For both men, Stephen Sondheim’s musical Company, presently revived on Broadway starring Patti LuPone and Katrina Lenk, had been absolutely formative. (Sussman just saw and loved the revival, Manilow is planning to.)
“Company changed all our lives,” Manilow told me. “Young people who had any idea about going into Broadway, when we all heard Company, everyone went ‘OK, is this where it’s going? I want to be there.’ Everyone ran back to get into the Broadway world because of it. I remember I saw the musical on its last preview before opening night. Can you imagine? I’ve never seen a more excited crowd in my life. By the time it got to ‘Ladies Who Lunch’ they were ripping the walls down.”
“It also had something to do with Barry and I working together,” Sussman said. “After we met, the first time I went to his tiny little apartment on 27th Street, he had thumb-tacked onto the back of his piano his favorite record albums, and one of them was the cast recording of Company. And I said, ‘OK. This guy.’”
Manilow roared with laughter.
Long before his career went supersonic, Manilow was an off-Broadway accompanist. Is Broadway in his bones?
“That’s what I wanted to be,” Manilow said. “I wanted to be a Broadway composer.

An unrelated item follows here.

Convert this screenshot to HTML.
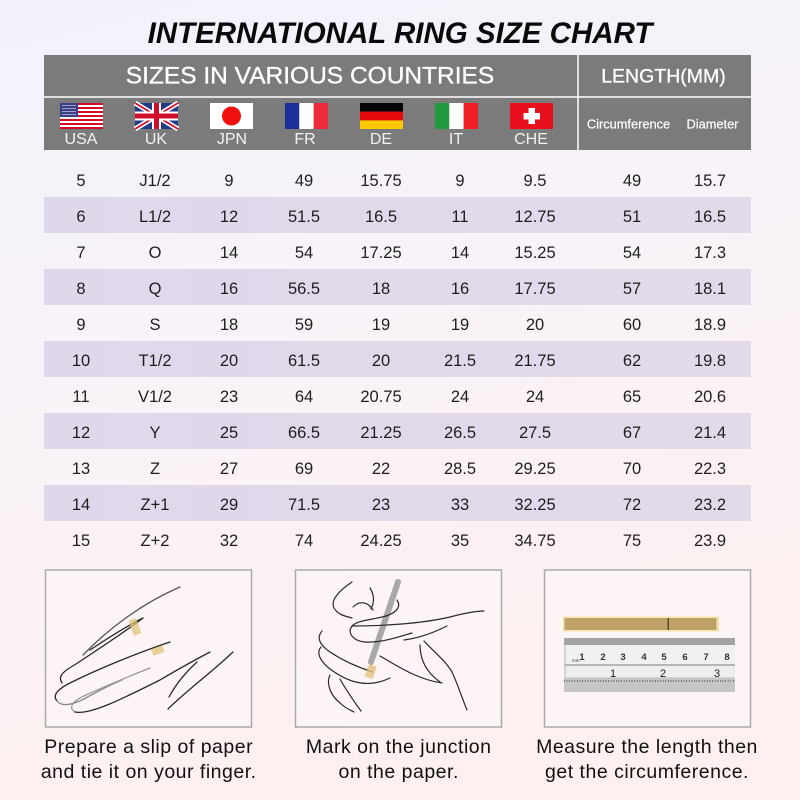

I never really thought about performing or singing when I started off. I was everybody’s piano player, everybody’s arranger, and I was a songwriter. I never even thought about having the career I have had. Ever! When Bruce and I met we were going to write the Broadway musical. That stupid ‘Mandy’ just stopped everything.”
Both men laugh over the mention of Manilow’s breakthrough hit.
“That pop career where he sold 100 million records. How dare he!” cackled Sussman.
I told Manilow that Duckie, the much-loved London queer club, played “Copacabana” to the delirious delight of regulars.
“Oh wow, great,” he responded. “And that was a big surprise too, how radio picked it up and made it a pop song. Little by little it kept climbing up the charts.”
Sussman laughed. “That song is a great example of how bad a pop writer I was. I had no idea how to write a pop song, and that is the strangest pop song I ever wrote, which reminds me about why it was so successful. There was nothing like it on the air.”
I asked Manilow what was left for him to do.
“That’s a big question,” he mused. “I have done everything I have ever dreamed of doing. I’ve made every style of album I’ve ever dreamed of making, and now this show [Harmony]. I would love to do another one of these. We’ve loved writing this, but we can’t write another one until we’re done with this one.”
Sussman recalled a story about Oscar Hammerstein, who he said, the night Oklahoma! opened, went for a walk with his wife in their garden. “Hammerstein said to her, ‘I really hope they like it, because this is what I like and if they like it I get to write another one.’ And that’s how Barry and I feel about Harmony.”
Manilow said he will most likely return to Broadway to perform a third concert, after the success of the previous two. But Harmony may also provide a template for a new stage-centered future. “We hope this is a success—not only because we’ve been working on it so long and like it so much,” Manilow said. “If the audience buys this we maybe have another one or two of these we’d like to write.”